U.S. delegation visits Goja Haven and Kugaaruk in the Arctic
In August 2018, passengers of the Russian-flagged Akademik Ioffe cruise ship arrived in the community of Kugaaruk after being urgently transferred by zodiac to the Akademik Sergey Vavilov, a sister vessel of the Akademik loffe, which ran aground in the Gulf of Boothia on August 24th. Approximately, 160 crew and passengers were on board, including American citizens. Six were polar science students from the University of Illinois Chicago. Other passengers were oceanographic and climate researchers from other institutions, including 37 scientists from the University of Rhode Island.
As part of the U.S. Mission to Canada’s responsibility to help Americans in distress, the U.S. Embassy in Ottawa and U.S. Consulate General in Quebec City, which includes Nunavut as part of its consular district, helped gather information regarding the Akademik Ioffe’s situation and the health and status of the American passengers. Early April, two of the officers involved – Michael Barkin, Minister Counselor for Consular Affairs from Embassy Ottawa, and Quebec City Consul Michael Agner – as well as other Consulate team members, traveled to Gjoa Haven and Kugaaruk to meet Mayors Joanni Sallerina and Canute Krejunark, economic development representatives, RCMP officials, and search and rescue teams.

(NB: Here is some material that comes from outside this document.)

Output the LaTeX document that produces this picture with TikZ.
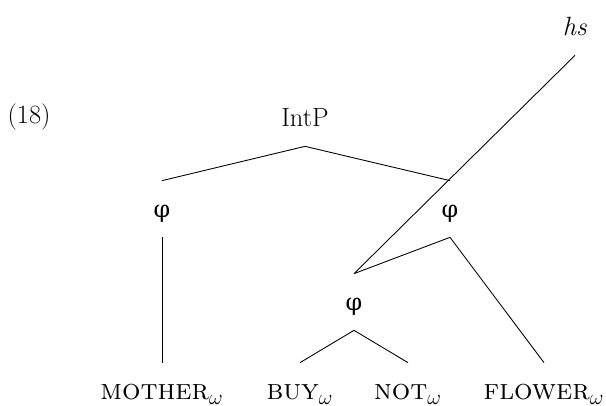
\documentclass[tikz,border=0pt]{standalone}
\usepackage{fontspec}
\newfontfamily\grk[Scale=0.9]{DejaVu Serif}

\begin{document}
\begin{tikzpicture}[every node/.style={font=\fontsize{15}{18}\selectfont},
  cat/.style={inner sep=0pt,text height=0.4cm,text depth=0.05cm,minimum height=1.12cm},
  word/.style={cat,font=\fontsize{16.5}{19}\selectfont}]
\useasboundingbox (0,0) rectangle (12.12,8.12);
\node (9) at (0.58,5.78) {(18)};
\node[cat] (0) at (6.10,5.76) {IntP};
\node[cat] (1) at (11.50,7.58) {\textit{hs}};
\node[cat] (2) at (3.24,3.94) {\grk φ};
\node[cat] (3) at (9.00,3.94) {\grk φ};
\node[cat] (4) at (7.08,2.08) {\grk φ};
\node[word] (5) at (3.24,0.30) {\textsc{mother}$_\omega$};
\node[word] (6) at (6.00,0.30) {\textsc{buy}$_\omega$};
\node[word] (7) at (8.16,0.30) {\textsc{not}$_\omega$};
\node[word] (8) at (10.88,0.30) {\textsc{flower}$_\omega$};

\path [draw=black,line width=0.5pt] (0.south) edge node {} (2.north);
\path [draw=black,line width=0.5pt] (0.south) edge node {} (3.north);
\path [draw=black,line width=0.5pt] (2.south) edge node {} (5.north);
\path [draw=black,line width=0.5pt] (3.south) edge node {} (4.north);
\path [draw=black,line width=0.5pt] (3.south) edge node {} (8.north);
\path [draw=black,line width=0.5pt] (4.south) edge node {} (6.north);
\path [draw=black,line width=0.5pt] (4.south) edge node {} (7.north);
\path [draw=black,line width=0.5pt] (1.south) edge node {} (4.north);
\end{tikzpicture}
\end{document}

In Gjoa Haven, discussions touched on the anticipated rise in tourism as Nunavut develops Gjoa Haven as a major site centered around the wrecks of Sir John Franklin’s expedition, the Erebus and the Terror. In Kugaaruk, the delegation listened to local officials’ “lessons learned” regarding the rescue of the Akademik Ioffe passengers. In both communities, the delegation also discussed social and health issues faced by the resident population, and presented Mission Canada’s Public Diplomacy programs, including Youth Ambassadors, to promote Inuit youth participation.
The delegation visited local schools, clinics, heritage centers, learning about the incredibly rich and diverse Inuit culture, with its deep connection to the land and sea. Our delegation was honored to be invited to local ceremonies featuring country food, throat singing, and drum dancing.
Thank you to everyone for the amazing trip and warm hospitality! We look forward to meeting with you again and appreciate all of your shared wisdom.